We stood up there, chatting with the docent woman. I commented on the great perfume in the air, and she pointed to Bar Europa, the pasticceria we were at yesterday. I told her we were there, and that it’s so hard for me, not to eat everything. It’s so good, but the aromas alone put centimeters on my thighs. She agreed, and said, But life is short. Eat while you can enjoy it. I love this woman. She has also worked in Villa Armerina, at the Casale Romano, famous for its intact ancient mosaics.

I walked the perimeter; the woman has a cameo appearance while talking with a scruffy Italian-speaking German who was touring the castle (I briefly talked with him earlier). Watch til the end.

We were up there!

After we exited the castle, Joe asked if we should grab a bite first, or check out the wine shop we saw on the drive in. I looked at my watch. If we hoofed it, we should get there before 1:00. Most places are open until then. 

We walked through the beautiful park to get to the main road. At the corner of it, we turned right, near the gas station, following the street where we came into Adrano. In this case, the shop would be on our left. I know things seem longer to get to on foot than you think they would from driving it, but I kept asking Joe if we passed the shop. No, no, further down. I was starting to sweat. I don’t think it’s this far, I said. No; just a little further, he said. I looked up. But that’s Dèco! What? Yes! We’re almost in Biancavilla!! Do we having some implanted homing device that always takes us to Dèco?!

We turned back, not knowing how we missed it! We saw a couple of garage doors (like roll-top desk covers) closed; some had awnings.
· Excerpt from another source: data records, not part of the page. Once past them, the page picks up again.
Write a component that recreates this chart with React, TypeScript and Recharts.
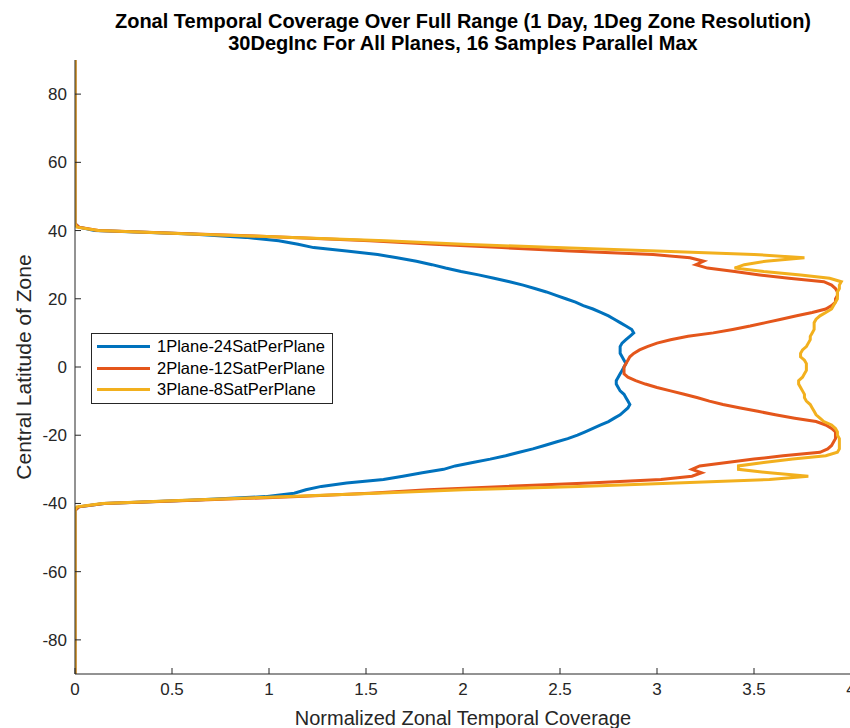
import { LineChart, Line, XAxis, YAxis, Legend } from "recharts";

// zone centre latitudes (deg); everything beyond +/-42 sits at zero coverage
const latitudes = [
  90, 42, 41, 40, 39, 38, 37, 36, 35, 34, 33, 32, 31, 30, 29, 28, 27, 26, 25, 24, 23, 22,
  21, 20, 19, 18, 17, 16, 15, 14, 13, 12, 11, 10, 9, 8, 7, 6, 5, 4, 3, 2, 1, 0,
  -1, -2, -3, -4, -5, -6, -7, -8, -9, -10, -11, -12, -13, -14, -15, -16, -17, -18, -19, -20,
  -21, -22, -23, -24, -25, -26, -27, -28, -29, -30, -31, -32, -33, -34, -35, -36, -37, -38,
  -39, -40, -41, -42, -90,
];

const plane1Sat24 = [
  0, 0, 0.02, 0.1, 0.6, 0.88, 1.05, 1.15, 1.23, 1.4, 1.56, 1.66, 1.76, 1.84, 1.91, 1.99, 2.08, 2.16,
  2.24, 2.31, 2.37, 2.43, 2.48, 2.53, 2.58, 2.62, 2.67, 2.71, 2.75, 2.78, 2.81, 2.84, 2.87, 2.88,
  2.86, 2.84, 2.82, 2.81, 2.81, 2.81, 2.82, 2.83, 2.84, 2.83,
  2.82, 2.81, 2.8, 2.79, 2.79, 2.8, 2.81, 2.83, 2.84, 2.85, 2.86, 2.85, 2.83, 2.81, 2.78, 2.75,
  2.71, 2.67, 2.63, 2.59, 2.54, 2.48, 2.42, 2.36, 2.29, 2.22, 2.14, 2.05, 1.96, 1.9, 1.79, 1.69,
  1.59, 1.4, 1.27, 1.19, 1.13, 0.98, 0.62, 0.15, 0.02, 0, 0,
];

const plane2Sat12 = [
  0, 0, 0.02, 0.12, 0.62, 1.12, 1.52, 1.85, 2.2, 2.55, 2.98, 3.17, 3.24, 3.2, 3.26, 3.4, 3.53, 3.68,
  3.86, 3.9, 3.92, 3.93, 3.93, 3.92, 3.92, 3.9, 3.87, 3.8, 3.72, 3.64, 3.56, 3.48, 3.39, 3.29,
  3.16, 3.07, 3.0, 2.95, 2.91, 2.88, 2.86, 2.85, 2.84, 2.83,
  2.83, 2.83, 2.85, 2.89, 2.94, 3.0, 3.07, 3.14, 3.21, 3.27, 3.34, 3.43, 3.52, 3.61, 3.71, 3.82,
  3.87, 3.9, 3.92, 3.92, 3.92, 3.91, 3.9, 3.88, 3.84, 3.65, 3.5, 3.36, 3.22, 3.18, 3.23, 3.18,
  3.02, 2.65, 2.22, 1.82, 1.52, 1.15, 0.65, 0.15, 0.02, 0, 0,
];

const plane3Sat8 = [
  0, 0, 0.01, 0.12, 0.6, 1.12, 1.6, 2.0, 2.48, 3.0, 3.5, 3.76, 3.56, 3.45, 3.4, 3.55, 3.74, 3.89,
  3.95, 3.94, 3.94, 3.93, 3.93, 3.93, 3.92, 3.91, 3.9, 3.87, 3.84, 3.82, 3.81, 3.81, 3.81, 3.8,
  3.79, 3.79, 3.78, 3.77, 3.75, 3.74, 3.74, 3.76, 3.77, 3.77,
  3.77, 3.76, 3.75, 3.73, 3.73, 3.74, 3.75, 3.76, 3.76, 3.77, 3.79, 3.8, 3.81, 3.82, 3.84, 3.86,
  3.9, 3.92, 3.93, 3.93, 3.94, 3.94, 3.94, 3.94, 3.93, 3.87, 3.7, 3.55, 3.42, 3.42, 3.58, 3.78,
  3.58, 3.1, 2.6, 2.0, 1.55, 1.1, 0.6, 0.14, 0.01, 0, 0,
];

const xTicks = [0, 0.5, 1, 1.5, 2, 2.5, 3, 3.5, 4];
const yTicks = [-80, -60, -40, -20, 0, 20, 40, 60, 80];

const FONT = '"Liberation Sans", Arial, Helvetica, sans-serif';
const AXIS = "#262626";

const LegendBox = ({ payload }: any) => (
  <div
    style={{
      border: "1px solid " + AXIS,
      background: "#fff",
      padding: "2px 0 2px 5px",
      fontFamily: FONT,
      fontSize: 16.5,
      color: "#000",
    }}
  >
    {(payload || []).map((p: any) => (
      <div key={p.value} style={{ display: "flex", alignItems: "center", height: 21.5 }}>
        <span style={{ display: "inline-block", width: 53, height: 3, background: p.color, marginRight: 7 }} />
        <span>{p.value}</span>
      </div>
    ))}
  </div>
);

export default function App() {
  const data = latitudes.map((lat, i) => ({
    lat,
    p1: plane1Sat24[i],
    p2: plane2Sat12[i],
    p3: plane3Sat8[i],
  }));

  return (
    <div
      style={{
        position: "fixed",
        left: 0,
        top: 0,
        width: 850,
        height: 728,
        overflow: "hidden",
        background: "#fff",
        fontFamily: FONT,
      }}
    >
      <div
        style={{
          position: "absolute",
          left: 75,
          width: 776,
          top: 10,
          textAlign: "center",
          fontWeight: "bold",
          fontSize: 20,
          lineHeight: "22px",
          color: "#000",
        }}
      >
        Zonal Temporal Coverage Over Full Range (1 Day, 1Deg Zone Resolution)
        <br />
        30DegInc For All Planes, 16 Samples Parallel Max
      </div>
      <LineChart
        width={860}
        height={728}
        data={data}
        layout="vertical"
        margin={{ top: 60, right: 9, bottom: 2, left: 15 }}
      >
        <XAxis
          type="number"
          domain={[0, 4]}
          ticks={xTicks}
          height={52}
          tickSize={-6}
          tickMargin={15}
          axisLine={{ stroke: AXIS }}
          tickLine={{ stroke: AXIS }}
          tick={{ fill: AXIS, fontSize: 17, fontFamily: FONT }}
          allowDataOverflow
          label={{
            value: "Normalized Zonal Temporal Coverage",
            position: "insideBottom",
            offset: 1,
            fill: AXIS,
            fontSize: 20,
            fontFamily: FONT,
          }}
        />
        <YAxis
          type="number"
          dataKey="lat"
          domain={[-90, 90]}
          ticks={yTicks}
          reversed
          width={60}
          tickSize={-6}
          tickMargin={14}
          axisLine={{ stroke: AXIS }}
          tickLine={{ stroke: AXIS }}
          tick={{ fill: AXIS, fontSize: 17, fontFamily: FONT }}
          allowDataOverflow
          label={{
            value: "Central Latitude of Zone",
            angle: -90,
            position: "insideLeft",
            offset: 9,
            fill: AXIS,
            fontSize: 21,
            fontFamily: FONT,
            style: { textAnchor: "middle" },
          }}
        />
        <Legend
          layout="vertical"
          align="center"
          verticalAlign="middle"
          content={<LegendBox />}
          wrapperStyle={{ left: 91, top: 333, width: 242 }}
        />
        <Line
          dataKey="p1"
          name="1Plane-24SatPerPlane"
          stroke="#0072BD"
          strokeWidth={3}
          dot={false}
          type="linear"
          isAnimationActive={false}
        />
        <Line
          dataKey="p2"
          name="2Plane-12SatPerPlane"
          stroke="#E4561B"
          strokeWidth={3}
          dot={false}
          type="linear"
          isAnimationActive={false}
        />
        <Line
          dataKey="p3"
          name="3Plane-8SatPerPlane"
          stroke="#F2B01E"
          strokeWidth={3}
          dot={false}
          type="linear"
          isAnimationActive={false}
        />
      </LineChart>
    </div>
  );
}
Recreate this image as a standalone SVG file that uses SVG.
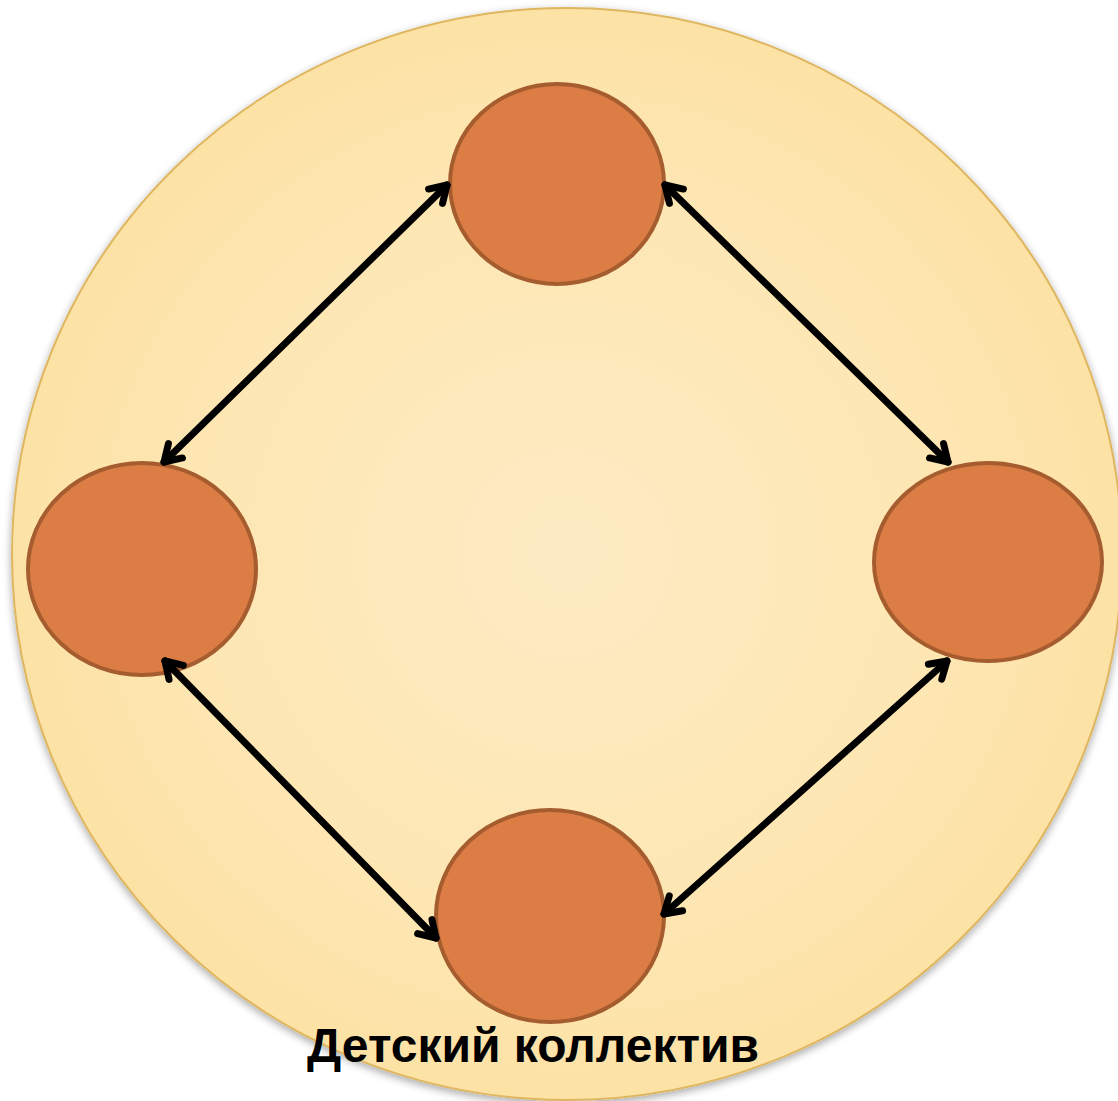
<svg xmlns="http://www.w3.org/2000/svg" width="1118" height="1101" viewBox="0 0 1118 1101">
<style>
.node{fill:#db7d45;stroke:#a55c2e;stroke-width:4}
.conn{stroke:#000;stroke-width:7;fill:none;marker-start:url(#ah);marker-end:url(#ah);stroke-linecap:round}
.lbl{font-family:"Liberation Sans",Arial,sans-serif;font-weight:bold;font-size:48px;fill:#000}
</style>
<defs>
<radialGradient id="bg" cx="0.5" cy="0.5" r="0.5">
<stop offset="0" stop-color="#fdebc4"/>
<stop offset="0.7" stop-color="#fde6b2"/>
<stop offset="1" stop-color="#fde2a5"/>
</radialGradient>
<marker id="ah" viewBox="-22 -15 26 30" markerWidth="26" markerHeight="30" refX="0" refY="0" orient="auto-start-reverse" markerUnits="userSpaceOnUse">
<path d="M-16,-10 L0,0 L-16,10" fill="none" stroke="#000" stroke-width="7" stroke-linecap="round" stroke-linejoin="round"/>
</marker>
<filter id="sh" x="-10%" y="-10%" width="120%" height="120%">
<feGaussianBlur in="SourceAlpha" stdDeviation="4"/>
<feOffset dx="0" dy="3"/>
<feComponentTransfer><feFuncA type="linear" slope="0.35"/></feComponentTransfer>
<feMerge><feMergeNode/><feMergeNode in="SourceGraphic"/></feMerge>
</filter>
</defs>
<rect width="1118" height="1101" fill="#fff"/>
<g id="collective">
<ellipse cx="567" cy="554" rx="555" ry="546" fill="url(#bg)" stroke="#dfb660" stroke-width="2" filter="url(#sh)"/>
</g>
<g id="node-top"><ellipse class="node" cx="557" cy="184" rx="107" ry="100"/></g>
<g id="node-left"><ellipse class="node" cx="142" cy="569" rx="114" ry="106"/></g>
<g id="node-right"><ellipse class="node" cx="988" cy="562" rx="114" ry="99"/></g>
<g id="node-bottom"><ellipse class="node" cx="550" cy="916" rx="114" ry="106"/></g>
<g id="connectors">
<line class="conn" x1="447" y1="185" x2="164" y2="462"/>
<line class="conn" x1="665" y1="185" x2="948" y2="462"/>
<line class="conn" x1="165" y1="661" x2="436" y2="938"/>
<line class="conn" x1="947" y1="661" x2="664" y2="914"/>
</g>
<g id="label"><text class="lbl" x="533" y="1062" text-anchor="middle">Детский коллектив</text></g>
</svg>
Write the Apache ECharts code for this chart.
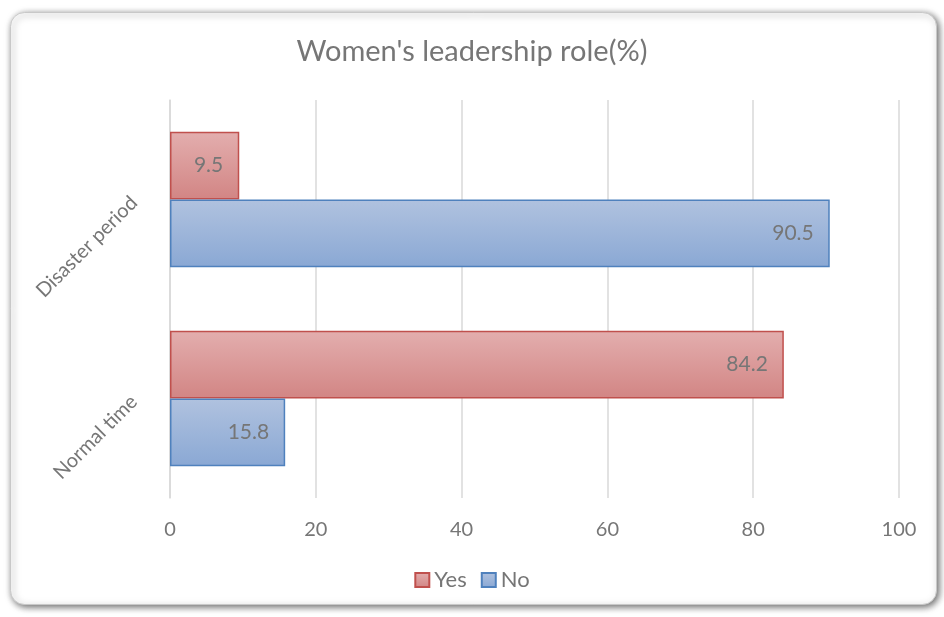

These could be shops, whose windows are covered by these rolling doors, or they could be garages. And, as I’ve often mentioned, it’s not as if they’re really big on signage around here, so we often don’t know which is which. We sighed and trudged back. Uphill.

At the gas station corner, right across from where we exited the park, Joe stopped and pointed. There was the wine store. Had we left the park and walked straight across the street instead of turning right, we would’ve smacked our faces into their window. We missed it. But, after our Dèco expedition time, they were closed.

We have yet another trip to make to Adrano, to check it out. I also noticed a plant nursery behind Dèco— I want to buy seeds. Two stops.

We decided to go to Tomaselli Bar & Pasticceria, since we were at Bar Europa yesterday. We ordered granitas and sat on the patio. And, had I not wanted to waste one drop of it, my jaw would’ve otherwise dropped and hit the table. Spectacular. The best granita I’ve tasted to this day. We each had half almond, half pistachio, and if I had Nonno’s gift of poetry, I’d write an ode to it.


It’s been a while since I’ve posted a door knocker

Classic Fiat 500. It could fit in my purse.

So much goodness.

That, along with its accompanying brioche, was lunch.

Another fun day with Ettore; Aziza arriving again and staying a while this time. Ettore enjoyed having us both play with him.

When they left, we started happy hour (although for me, that was bottled water), and warmed up the patchwork of leftovers we need to make go away this week. And we still have some of the slab of Mariella’s delicious schiacciata, which alone would’ve been the perfect dinner for me.

Tonight, I hope to wrap things up and get to bed at a decent hour.

If only I had a euro for every time I said that.